People assume that black holes are where things go to die, and this might be partially true. The gravitational level of any black hole is immense but the level of a supermassive black hole is off the charts. This is why they can suck in planets and even stars.
However, black holes also seem to be giving life and helping galaxies stay together around them. Every major galaxy has a supermassive black hole in the middle of it, including our very own Milky Way Galaxy.
Quasars are known for feeding so furiously that material they eat is able to heat up to incredibly hot temperatures. This allows them to shine brighter than even other stars in the galaxy around them. In fact, they are so bright and distant that each one can appear as a single, starlike point of light.

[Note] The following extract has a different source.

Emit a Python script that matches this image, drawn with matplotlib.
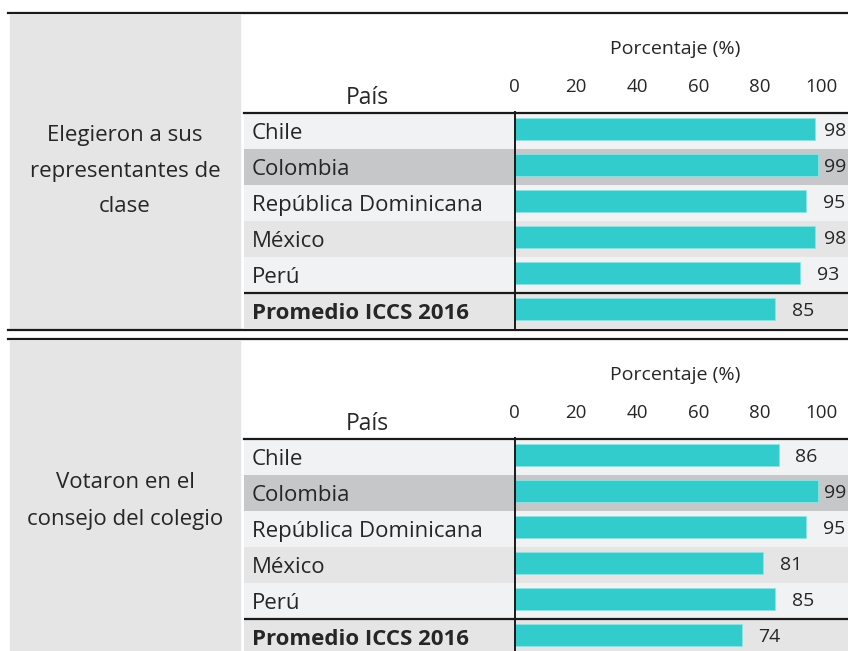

It was precisely this knowledge of quasars that helped astronomers see distant galaxies with quasars for the first time. Two independent groups used the starlike quality to erase the quasar’s glow from images of their galaxies. Think of it like a form of Adobe Photoshop where you remove stuff you don’t want.
The Important Findings
Minghao Yue and their colleagues used the James Webb Space Telescope to observe six different quasar-hosting galaxies. At the same time, Xuheng Ding & colleagues at the Kavli Institute for Physics and Mathematics of the Universe in Tokyo, Japan used the telescope to check out another pair of quasars.
They found that the light from all of the quasars emitted more than 12.8 billion years ago. For context, this is less than a billion years after the Big Bang was said to occur.
Both teams used actual stars in the images to simulate the starlike shapes of the quasars. Then, they subtracted the simulated quasar from the image of each whole galaxy. This is what allowed them to only have starlight remaining.
Ding’s team was able to see both of their galaxies while Yue’s team was able to see two of the six they looked into. All the measured galaxies appear to be less than a tenth as wide as our Milky Way Galaxy. They measured between 2,600 to 8,000 lightyears across.
Two of the galaxies Yue’s team observed contain were estimated to have enough stars to make up between 10 billion to 100 billion the mass of the Sun. Ding’s team found their pair weighed in at around 25 billion & 63 billion solar masses.
Of course, these masses are compared with the stars in the Milky Way, which has around 60 billion times the mass of the Sun. That is relatively surprising, as it is considered massive to be from so early in the universe’s history.
A Stellar Rule Was Broken Here
It should be noted that a stellar rule was broken here. Locally, galaxies usually split their mass between stars and black holes in a predictable way. Essentially, the bigger the galaxy’s central supermassive black hole is, the more stars the galaxy will have.
However, these galaxies are packing more mass into the black hole than their amount of stars should allow. Yue claimed that these luminous quasars really are over-massive.
Mass calculations could prove to be overestimated, according to Paul Shapiro of the University of Texas at Austin. While not involved in either study, he claimed that converting the light that the telescope saw rests on assumptions about how many stars of various masses a galaxy has.
Furthermore, modern galaxies have more dim, lightweight stars than bright, hefty ones. The brightest stars astronomers see are just a taste of what could be there. However, Shapiro believes that while that is a rule today, this might not have been the case only 800 million years after the Big Bang. He claimed:
“You’re observing the tail and inferring the dog. If there were a mass distribution that favors high-mass stars, you could be significantly overestimating the mass associated with the light.”
Ding claimed that these first few quasar hosts are just the beginning. They aren’t wrong, as the James Webb Telescope is scheduled to observe 10 more in the future. Some of them are even further away. Ding went on to say:
“We don’t know how black holes can be so big in the early universe. You need to understand the environment of this monster, how it can collect so much matter to it. So knowing the conditions — the mass of the host galaxies, for example — at least then you can say how their local environment is.”